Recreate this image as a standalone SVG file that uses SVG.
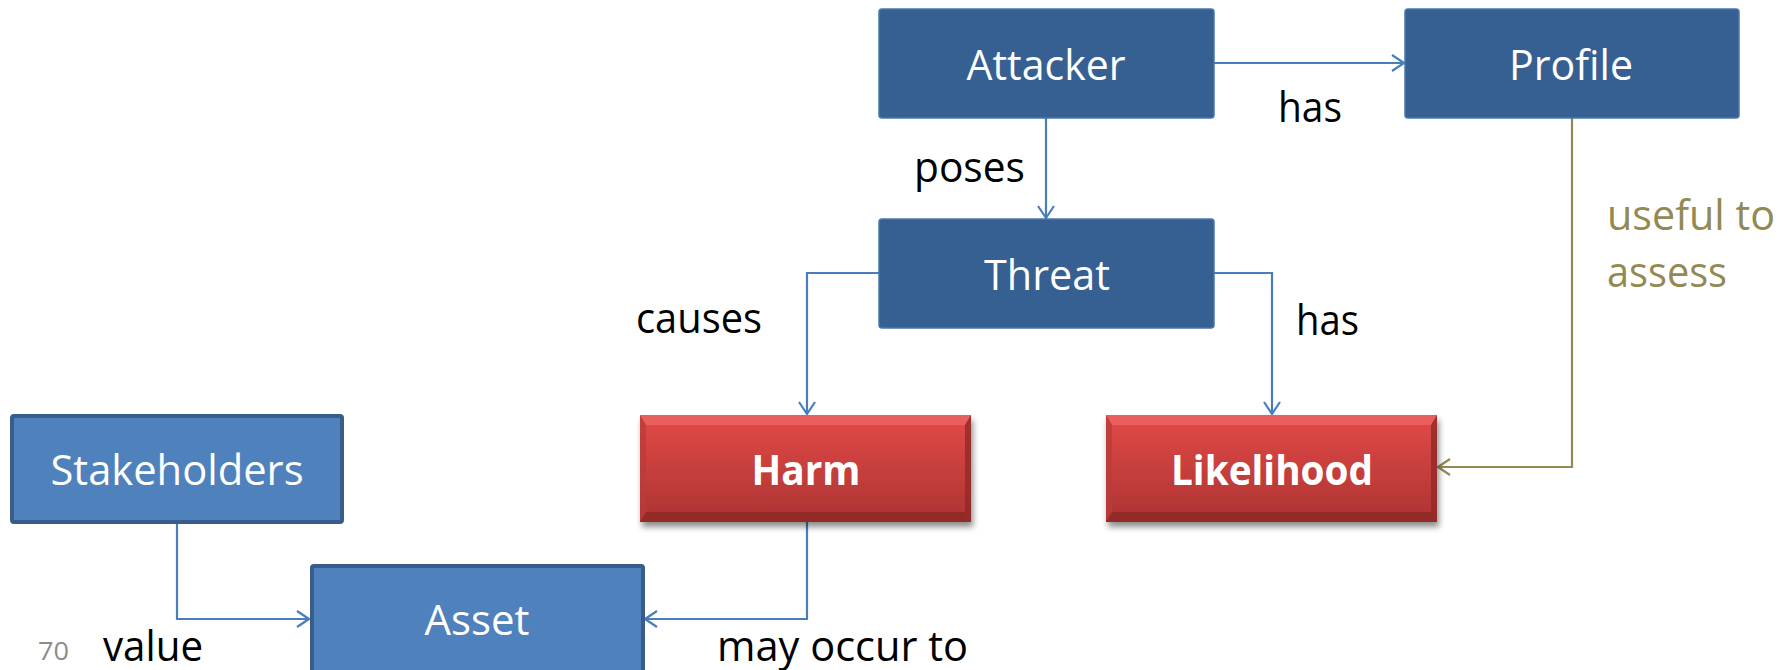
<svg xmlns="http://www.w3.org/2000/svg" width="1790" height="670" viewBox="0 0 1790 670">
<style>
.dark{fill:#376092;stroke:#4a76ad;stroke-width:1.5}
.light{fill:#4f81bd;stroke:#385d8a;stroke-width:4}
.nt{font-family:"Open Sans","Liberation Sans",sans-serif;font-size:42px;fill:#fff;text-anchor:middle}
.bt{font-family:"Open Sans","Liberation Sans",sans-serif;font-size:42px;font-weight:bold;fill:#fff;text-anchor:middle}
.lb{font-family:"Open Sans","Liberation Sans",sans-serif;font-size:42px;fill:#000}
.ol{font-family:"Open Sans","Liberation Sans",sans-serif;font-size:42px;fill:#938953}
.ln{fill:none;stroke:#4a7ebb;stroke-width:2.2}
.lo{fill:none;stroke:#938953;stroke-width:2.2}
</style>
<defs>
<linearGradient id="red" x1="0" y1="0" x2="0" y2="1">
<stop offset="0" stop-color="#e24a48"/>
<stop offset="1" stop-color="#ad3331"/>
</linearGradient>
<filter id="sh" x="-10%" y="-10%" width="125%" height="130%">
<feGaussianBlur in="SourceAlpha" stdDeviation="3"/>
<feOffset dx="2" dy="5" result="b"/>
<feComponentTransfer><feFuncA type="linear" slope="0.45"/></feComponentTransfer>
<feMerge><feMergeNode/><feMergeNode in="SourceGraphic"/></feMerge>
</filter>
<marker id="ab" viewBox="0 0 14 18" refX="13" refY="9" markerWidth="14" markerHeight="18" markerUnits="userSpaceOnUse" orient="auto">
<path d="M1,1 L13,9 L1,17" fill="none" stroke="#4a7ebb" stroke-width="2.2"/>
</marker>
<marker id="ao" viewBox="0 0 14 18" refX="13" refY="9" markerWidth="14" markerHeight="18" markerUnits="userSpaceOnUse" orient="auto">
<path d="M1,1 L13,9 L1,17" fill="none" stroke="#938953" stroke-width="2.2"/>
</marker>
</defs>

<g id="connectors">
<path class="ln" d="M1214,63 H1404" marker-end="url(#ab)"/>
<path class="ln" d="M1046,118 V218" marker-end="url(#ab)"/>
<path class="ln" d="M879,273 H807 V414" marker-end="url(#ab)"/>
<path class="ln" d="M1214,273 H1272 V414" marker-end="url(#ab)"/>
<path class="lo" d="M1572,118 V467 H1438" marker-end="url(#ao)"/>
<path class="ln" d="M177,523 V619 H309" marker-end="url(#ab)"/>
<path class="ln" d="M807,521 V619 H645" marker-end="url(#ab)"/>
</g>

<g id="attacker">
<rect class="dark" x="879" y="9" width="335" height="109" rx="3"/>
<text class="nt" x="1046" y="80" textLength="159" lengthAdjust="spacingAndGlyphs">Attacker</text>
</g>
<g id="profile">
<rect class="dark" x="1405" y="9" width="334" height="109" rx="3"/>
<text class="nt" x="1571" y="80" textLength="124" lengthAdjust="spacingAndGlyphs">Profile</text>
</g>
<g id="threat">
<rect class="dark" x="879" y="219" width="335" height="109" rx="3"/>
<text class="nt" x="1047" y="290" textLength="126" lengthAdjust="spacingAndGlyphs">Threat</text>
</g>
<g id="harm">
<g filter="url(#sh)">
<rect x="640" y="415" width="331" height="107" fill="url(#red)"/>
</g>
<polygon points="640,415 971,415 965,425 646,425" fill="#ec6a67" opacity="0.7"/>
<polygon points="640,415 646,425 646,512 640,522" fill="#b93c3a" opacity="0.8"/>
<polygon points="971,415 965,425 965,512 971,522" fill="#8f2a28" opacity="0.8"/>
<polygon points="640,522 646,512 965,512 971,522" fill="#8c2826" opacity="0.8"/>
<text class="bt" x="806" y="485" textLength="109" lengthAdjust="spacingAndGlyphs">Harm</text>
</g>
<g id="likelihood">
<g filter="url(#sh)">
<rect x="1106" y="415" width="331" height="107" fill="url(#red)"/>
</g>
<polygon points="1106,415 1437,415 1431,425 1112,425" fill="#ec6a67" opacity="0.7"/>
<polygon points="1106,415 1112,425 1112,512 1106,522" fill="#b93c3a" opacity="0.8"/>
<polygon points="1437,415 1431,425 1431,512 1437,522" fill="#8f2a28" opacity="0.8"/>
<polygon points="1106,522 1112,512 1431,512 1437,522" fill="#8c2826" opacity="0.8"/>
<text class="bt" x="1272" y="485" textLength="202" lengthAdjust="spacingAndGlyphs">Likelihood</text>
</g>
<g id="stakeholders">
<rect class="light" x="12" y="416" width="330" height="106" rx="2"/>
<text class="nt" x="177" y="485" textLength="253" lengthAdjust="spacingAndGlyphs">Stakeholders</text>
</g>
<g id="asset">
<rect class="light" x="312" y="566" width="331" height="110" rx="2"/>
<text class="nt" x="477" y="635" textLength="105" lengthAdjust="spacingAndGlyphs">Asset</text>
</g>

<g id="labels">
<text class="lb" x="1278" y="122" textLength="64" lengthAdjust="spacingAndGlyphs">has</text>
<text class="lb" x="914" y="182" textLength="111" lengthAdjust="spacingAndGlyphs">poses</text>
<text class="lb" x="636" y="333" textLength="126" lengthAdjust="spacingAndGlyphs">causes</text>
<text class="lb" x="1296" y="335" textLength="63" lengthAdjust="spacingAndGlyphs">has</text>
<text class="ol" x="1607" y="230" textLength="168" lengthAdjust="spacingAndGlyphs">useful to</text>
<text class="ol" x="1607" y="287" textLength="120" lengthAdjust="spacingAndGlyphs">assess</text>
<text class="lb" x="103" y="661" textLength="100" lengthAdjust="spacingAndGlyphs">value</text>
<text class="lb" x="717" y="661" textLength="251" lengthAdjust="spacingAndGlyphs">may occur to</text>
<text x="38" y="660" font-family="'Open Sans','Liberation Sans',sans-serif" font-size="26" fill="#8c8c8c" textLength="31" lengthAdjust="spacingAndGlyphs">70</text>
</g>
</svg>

========

**Work to be completed**.
Take the listing above and restate it word for word, without its pictures.

**Solution for this problem**.
Recreate this image as a standalone SVG file that uses SVG.
<svg xmlns="http://www.w3.org/2000/svg" width="1790" height="670" viewBox="0 0 1790 670">
<style>
.dark{fill:#376092;stroke:#4a76ad;stroke-width:1.5}
.light{fill:#4f81bd;stroke:#385d8a;stroke-width:4}
.nt{font-family:"Open Sans","Liberation Sans",sans-serif;font-size:42px;fill:#fff;text-anchor:middle}
.bt{font-family:"Open Sans","Liberation Sans",sans-serif;font-size:42px;font-weight:bold;fill:#fff;text-anchor:middle}
.lb{font-family:"Open Sans","Liberation Sans",sans-serif;font-size:42px;fill:#000}
.ol{font-family:"Open Sans","Liberation Sans",sans-serif;font-size:42px;fill:#938953}
.ln{fill:none;stroke:#4a7ebb;stroke-width:2.2}
.lo{fill:none;stroke:#938953;stroke-width:2.2}
</style>
<defs>
<linearGradient id="red" x1="0" y1="0" x2="0" y2="1">
<stop offset="0" stop-color="#e24a48"/>
<stop offset="1" stop-color="#ad3331"/>
</linearGradient>
<filter id="sh" x="-10%" y="-10%" width="125%" height="130%">
<feGaussianBlur in="SourceAlpha" stdDeviation="3"/>
<feOffset dx="2" dy="5" result="b"/>
<feComponentTransfer><feFuncA type="linear" slope="0.45"/></feComponentTransfer>
<feMerge><feMergeNode/><feMergeNode in="SourceGraphic"/></feMerge>
</filter>
<marker id="ab" viewBox="0 0 14 18" refX="13" refY="9" markerWidth="14" markerHeight="18" markerUnits="userSpaceOnUse" orient="auto">
<path d="M1,1 L13,9 L1,17" fill="none" stroke="#4a7ebb" stroke-width="2.2"/>
</marker>
<marker id="ao" viewBox="0 0 14 18" refX="13" refY="9" markerWidth="14" markerHeight="18" markerUnits="userSpaceOnUse" orient="auto">
<path d="M1,1 L13,9 L1,17" fill="none" stroke="#938953" stroke-width="2.2"/>
</marker>
</defs>

<g id="connectors">
<path class="ln" d="M1214,63 H1404" marker-end="url(#ab)"/>
<path class="ln" d="M1046,118 V218" marker-end="url(#ab)"/>
<path class="ln" d="M879,273 H807 V414" marker-end="url(#ab)"/>
<path class="ln" d="M1214,273 H1272 V414" marker-end="url(#ab)"/>
<path class="lo" d="M1572,118 V467 H1438" marker-end="url(#ao)"/>
<path class="ln" d="M177,523 V619 H309" marker-end="url(#ab)"/>
<path class="ln" d="M807,521 V619 H645" marker-end="url(#ab)"/>
</g>

<g id="attacker">
<rect class="dark" x="879" y="9" width="335" height="109" rx="3"/>
<text class="nt" x="1046" y="80" textLength="159" lengthAdjust="spacingAndGlyphs">Attacker</text>
</g>
<g id="profile">
<rect class="dark" x="1405" y="9" width="334" height="109" rx="3"/>
<text class="nt" x="1571" y="80" textLength="124" lengthAdjust="spacingAndGlyphs">Profile</text>
</g>
<g id="threat">
<rect class="dark" x="879" y="219" width="335" height="109" rx="3"/>
<text class="nt" x="1047" y="290" textLength="126" lengthAdjust="spacingAndGlyphs">Threat</text>
</g>
<g id="harm">
<g filter="url(#sh)">
<rect x="640" y="415" width="331" height="107" fill="url(#red)"/>
</g>
<polygon points="640,415 971,415 965,425 646,425" fill="#ec6a67" opacity="0.7"/>
<polygon points="640,415 646,425 646,512 640,522" fill="#b93c3a" opacity="0.8"/>
<polygon points="971,415 965,425 965,512 971,522" fill="#8f2a28" opacity="0.8"/>
<polygon points="640,522 646,512 965,512 971,522" fill="#8c2826" opacity="0.8"/>
<text class="bt" x="806" y="485" textLength="109" lengthAdjust="spacingAndGlyphs">Harm</text>
</g>
<g id="likelihood">
<g filter="url(#sh)">
<rect x="1106" y="415" width="331" height="107" fill="url(#red)"/>
</g>
<polygon points="1106,415 1437,415 1431,425 1112,425" fill="#ec6a67" opacity="0.7"/>
<polygon points="1106,415 1112,425 1112,512 1106,522" fill="#b93c3a" opacity="0.8"/>
<polygon points="1437,415 1431,425 1431,512 1437,522" fill="#8f2a28" opacity="0.8"/>
<polygon points="1106,522 1112,512 1431,512 1437,522" fill="#8c2826" opacity="0.8"/>
<text class="bt" x="1272" y="485" textLength="202" lengthAdjust="spacingAndGlyphs">Likelihood</text>
</g>
<g id="stakeholders">
<rect class="light" x="12" y="416" width="330" height="106" rx="2"/>
<text class="nt" x="177" y="485" textLength="253" lengthAdjust="spacingAndGlyphs">Stakeholders</text>
</g>
<g id="asset">
<rect class="light" x="312" y="566" width="331" height="110" rx="2"/>
<text class="nt" x="477" y="635" textLength="105" lengthAdjust="spacingAndGlyphs">Asset</text>
</g>

<g id="labels">
<text class="lb" x="1278" y="122" textLength="64" lengthAdjust="spacingAndGlyphs">has</text>
<text class="lb" x="914" y="182" textLength="111" lengthAdjust="spacingAndGlyphs">poses</text>
<text class="lb" x="636" y="333" textLength="126" lengthAdjust="spacingAndGlyphs">causes</text>
<text class="lb" x="1296" y="335" textLength="63" lengthAdjust="spacingAndGlyphs">has</text>
<text class="ol" x="1607" y="230" textLength="168" lengthAdjust="spacingAndGlyphs">useful to</text>
<text class="ol" x="1607" y="287" textLength="120" lengthAdjust="spacingAndGlyphs">assess</text>
<text class="lb" x="103" y="661" textLength="100" lengthAdjust="spacingAndGlyphs">value</text>
<text class="lb" x="717" y="661" textLength="251" lengthAdjust="spacingAndGlyphs">may occur to</text>
<text x="38" y="660" font-family="'Open Sans','Liberation Sans',sans-serif" font-size="26" fill="#8c8c8c" textLength="31" lengthAdjust="spacingAndGlyphs">70</text>
</g>
</svg>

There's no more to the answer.